WORK REQUIRED:
From the listing below, copy only the lines from the line that contains "Clone this chart in seaborn and matplotlib." to the line that contains "transect_ids = list(range(1, 151))", counting those two lines as part of the copy.

MATERIAL PROVIDED:
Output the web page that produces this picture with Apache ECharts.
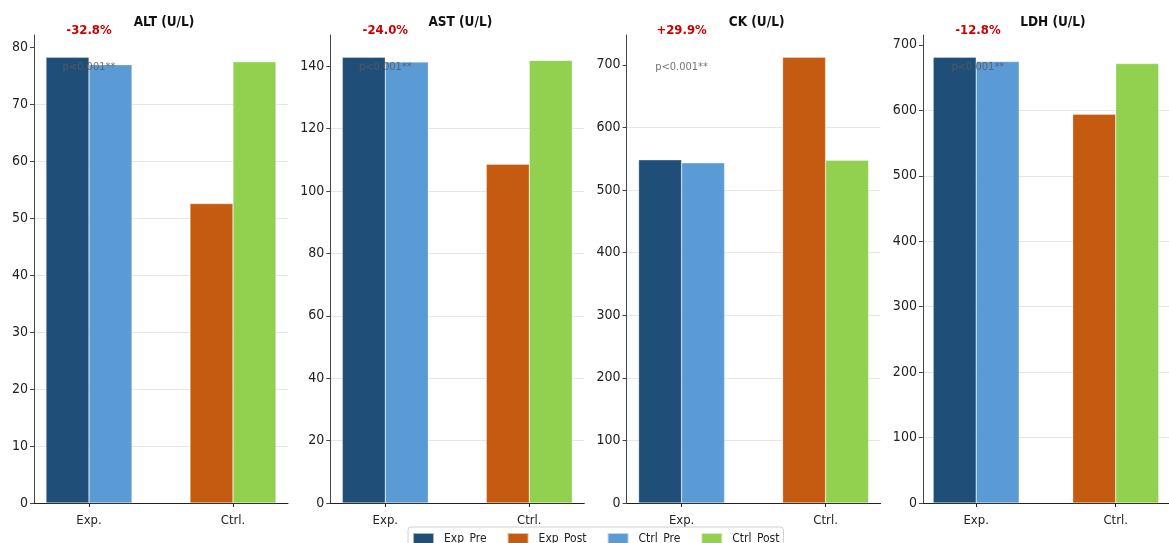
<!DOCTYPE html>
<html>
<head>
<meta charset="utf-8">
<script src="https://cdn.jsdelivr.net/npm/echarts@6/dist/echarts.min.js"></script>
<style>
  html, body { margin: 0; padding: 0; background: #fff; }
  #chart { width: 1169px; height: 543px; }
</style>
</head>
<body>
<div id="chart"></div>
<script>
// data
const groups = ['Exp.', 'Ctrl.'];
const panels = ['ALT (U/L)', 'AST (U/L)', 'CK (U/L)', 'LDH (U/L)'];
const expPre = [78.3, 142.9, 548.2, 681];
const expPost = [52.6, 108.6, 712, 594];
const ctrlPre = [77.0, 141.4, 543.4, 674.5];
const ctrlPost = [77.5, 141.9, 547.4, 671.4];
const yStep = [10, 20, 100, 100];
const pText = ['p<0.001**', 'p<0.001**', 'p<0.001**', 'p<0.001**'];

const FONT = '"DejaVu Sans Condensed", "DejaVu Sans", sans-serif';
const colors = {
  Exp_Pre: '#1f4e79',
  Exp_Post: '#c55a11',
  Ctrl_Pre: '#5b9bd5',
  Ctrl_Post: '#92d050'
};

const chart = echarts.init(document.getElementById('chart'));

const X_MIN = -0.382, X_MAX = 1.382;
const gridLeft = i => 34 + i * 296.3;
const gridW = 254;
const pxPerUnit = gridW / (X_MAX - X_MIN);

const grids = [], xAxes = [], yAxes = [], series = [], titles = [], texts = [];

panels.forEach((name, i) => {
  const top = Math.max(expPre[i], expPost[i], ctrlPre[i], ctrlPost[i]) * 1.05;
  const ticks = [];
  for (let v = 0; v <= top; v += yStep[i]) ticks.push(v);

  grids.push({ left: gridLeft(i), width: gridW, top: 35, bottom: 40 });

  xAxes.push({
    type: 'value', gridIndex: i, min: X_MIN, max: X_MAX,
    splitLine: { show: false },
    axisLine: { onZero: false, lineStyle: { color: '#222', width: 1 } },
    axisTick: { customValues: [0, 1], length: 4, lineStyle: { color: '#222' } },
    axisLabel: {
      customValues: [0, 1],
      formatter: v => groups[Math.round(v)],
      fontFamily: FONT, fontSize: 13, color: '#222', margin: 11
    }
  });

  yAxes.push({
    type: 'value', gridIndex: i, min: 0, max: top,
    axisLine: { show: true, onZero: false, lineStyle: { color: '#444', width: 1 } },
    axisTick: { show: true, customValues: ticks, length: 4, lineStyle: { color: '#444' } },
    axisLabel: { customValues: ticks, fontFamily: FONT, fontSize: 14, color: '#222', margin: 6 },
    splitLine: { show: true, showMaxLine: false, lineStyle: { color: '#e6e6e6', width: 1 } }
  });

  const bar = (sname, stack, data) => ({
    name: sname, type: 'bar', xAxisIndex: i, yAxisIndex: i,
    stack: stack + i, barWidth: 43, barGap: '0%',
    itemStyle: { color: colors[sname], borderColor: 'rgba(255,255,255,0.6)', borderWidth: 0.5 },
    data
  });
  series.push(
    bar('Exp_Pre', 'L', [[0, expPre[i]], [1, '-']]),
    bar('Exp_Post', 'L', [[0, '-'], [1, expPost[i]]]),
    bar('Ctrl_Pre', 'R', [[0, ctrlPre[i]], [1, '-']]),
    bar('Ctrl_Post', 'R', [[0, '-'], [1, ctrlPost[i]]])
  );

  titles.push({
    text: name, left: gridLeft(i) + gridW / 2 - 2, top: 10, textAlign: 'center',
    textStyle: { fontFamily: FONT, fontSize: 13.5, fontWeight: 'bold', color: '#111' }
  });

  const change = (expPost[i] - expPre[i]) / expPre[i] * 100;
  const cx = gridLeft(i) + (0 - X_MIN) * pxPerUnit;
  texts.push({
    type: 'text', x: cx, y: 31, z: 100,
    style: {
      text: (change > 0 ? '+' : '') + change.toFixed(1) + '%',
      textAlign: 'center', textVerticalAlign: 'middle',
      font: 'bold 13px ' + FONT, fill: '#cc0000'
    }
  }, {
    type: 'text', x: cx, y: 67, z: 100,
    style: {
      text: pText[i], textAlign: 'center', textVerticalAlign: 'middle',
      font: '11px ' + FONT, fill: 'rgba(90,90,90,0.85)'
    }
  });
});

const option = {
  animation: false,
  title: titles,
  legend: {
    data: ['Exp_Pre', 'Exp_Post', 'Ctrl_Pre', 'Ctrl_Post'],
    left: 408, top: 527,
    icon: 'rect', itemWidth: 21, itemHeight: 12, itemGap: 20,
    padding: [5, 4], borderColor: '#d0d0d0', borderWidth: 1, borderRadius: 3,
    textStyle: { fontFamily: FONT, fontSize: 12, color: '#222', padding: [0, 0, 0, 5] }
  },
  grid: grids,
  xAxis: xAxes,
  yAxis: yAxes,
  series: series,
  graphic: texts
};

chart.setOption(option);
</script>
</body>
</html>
---
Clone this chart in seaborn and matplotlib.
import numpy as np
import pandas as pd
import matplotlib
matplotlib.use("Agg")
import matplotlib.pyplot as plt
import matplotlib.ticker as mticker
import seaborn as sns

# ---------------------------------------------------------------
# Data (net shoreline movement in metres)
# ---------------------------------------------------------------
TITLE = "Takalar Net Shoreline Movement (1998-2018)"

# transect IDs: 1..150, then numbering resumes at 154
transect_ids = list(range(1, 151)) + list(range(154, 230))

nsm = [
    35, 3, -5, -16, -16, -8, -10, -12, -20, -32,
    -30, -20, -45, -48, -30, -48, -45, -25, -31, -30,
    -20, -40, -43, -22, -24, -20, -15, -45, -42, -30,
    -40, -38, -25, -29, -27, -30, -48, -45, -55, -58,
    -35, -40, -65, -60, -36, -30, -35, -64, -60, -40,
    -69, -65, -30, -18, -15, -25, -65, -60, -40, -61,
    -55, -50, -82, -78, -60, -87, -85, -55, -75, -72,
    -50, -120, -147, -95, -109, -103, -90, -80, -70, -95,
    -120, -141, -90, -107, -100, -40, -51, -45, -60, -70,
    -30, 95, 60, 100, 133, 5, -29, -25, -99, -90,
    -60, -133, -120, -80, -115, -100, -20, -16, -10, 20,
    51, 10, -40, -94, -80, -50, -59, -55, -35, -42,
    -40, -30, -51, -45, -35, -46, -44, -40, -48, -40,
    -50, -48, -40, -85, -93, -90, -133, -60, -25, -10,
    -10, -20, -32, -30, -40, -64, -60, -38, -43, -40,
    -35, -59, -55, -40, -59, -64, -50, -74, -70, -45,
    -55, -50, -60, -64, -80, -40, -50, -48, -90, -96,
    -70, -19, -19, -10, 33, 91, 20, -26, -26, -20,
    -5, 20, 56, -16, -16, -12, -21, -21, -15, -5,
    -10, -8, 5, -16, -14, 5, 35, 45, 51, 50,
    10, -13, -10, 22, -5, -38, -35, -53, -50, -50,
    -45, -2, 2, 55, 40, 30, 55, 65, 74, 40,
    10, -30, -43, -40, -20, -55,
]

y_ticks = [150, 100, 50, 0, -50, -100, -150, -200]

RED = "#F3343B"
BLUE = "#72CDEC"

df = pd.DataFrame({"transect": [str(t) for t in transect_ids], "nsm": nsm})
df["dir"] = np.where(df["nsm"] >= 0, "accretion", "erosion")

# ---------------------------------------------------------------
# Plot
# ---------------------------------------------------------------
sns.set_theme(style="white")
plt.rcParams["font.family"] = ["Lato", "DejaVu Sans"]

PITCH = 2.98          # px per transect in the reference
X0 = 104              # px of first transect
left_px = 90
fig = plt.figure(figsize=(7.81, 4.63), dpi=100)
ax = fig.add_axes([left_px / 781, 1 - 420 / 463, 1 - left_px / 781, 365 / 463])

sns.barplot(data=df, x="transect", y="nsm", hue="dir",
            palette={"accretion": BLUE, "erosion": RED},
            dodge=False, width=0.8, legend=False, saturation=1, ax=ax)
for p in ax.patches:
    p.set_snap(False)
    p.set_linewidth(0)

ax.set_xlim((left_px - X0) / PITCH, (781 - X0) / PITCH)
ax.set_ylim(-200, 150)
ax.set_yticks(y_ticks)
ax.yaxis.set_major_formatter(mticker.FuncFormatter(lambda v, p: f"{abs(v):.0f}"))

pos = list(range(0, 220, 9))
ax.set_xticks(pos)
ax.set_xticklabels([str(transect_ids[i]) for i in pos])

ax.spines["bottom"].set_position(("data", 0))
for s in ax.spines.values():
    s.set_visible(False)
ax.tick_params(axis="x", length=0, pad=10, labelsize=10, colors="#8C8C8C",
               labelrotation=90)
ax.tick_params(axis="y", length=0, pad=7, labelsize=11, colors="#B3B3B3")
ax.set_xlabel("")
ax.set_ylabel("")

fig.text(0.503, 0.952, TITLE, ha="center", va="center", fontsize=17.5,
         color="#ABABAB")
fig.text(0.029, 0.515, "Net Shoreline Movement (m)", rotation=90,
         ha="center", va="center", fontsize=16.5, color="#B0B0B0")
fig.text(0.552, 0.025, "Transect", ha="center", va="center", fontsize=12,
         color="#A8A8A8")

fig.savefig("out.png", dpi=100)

SOLUTION TO THIS EXERCISE:
Clone this chart in seaborn and matplotlib.
import numpy as np
import pandas as pd
import matplotlib
matplotlib.use("Agg")
import matplotlib.pyplot as plt
import matplotlib.ticker as mticker
import seaborn as sns

# ---------------------------------------------------------------
# Data (net shoreline movement in metres)
# ---------------------------------------------------------------
TITLE = "Takalar Net Shoreline Movement (1998-2018)"

# transect IDs: 1..150, then numbering resumes at 154
transect_ids = list(range(1, 151)) + list(range(154, 230))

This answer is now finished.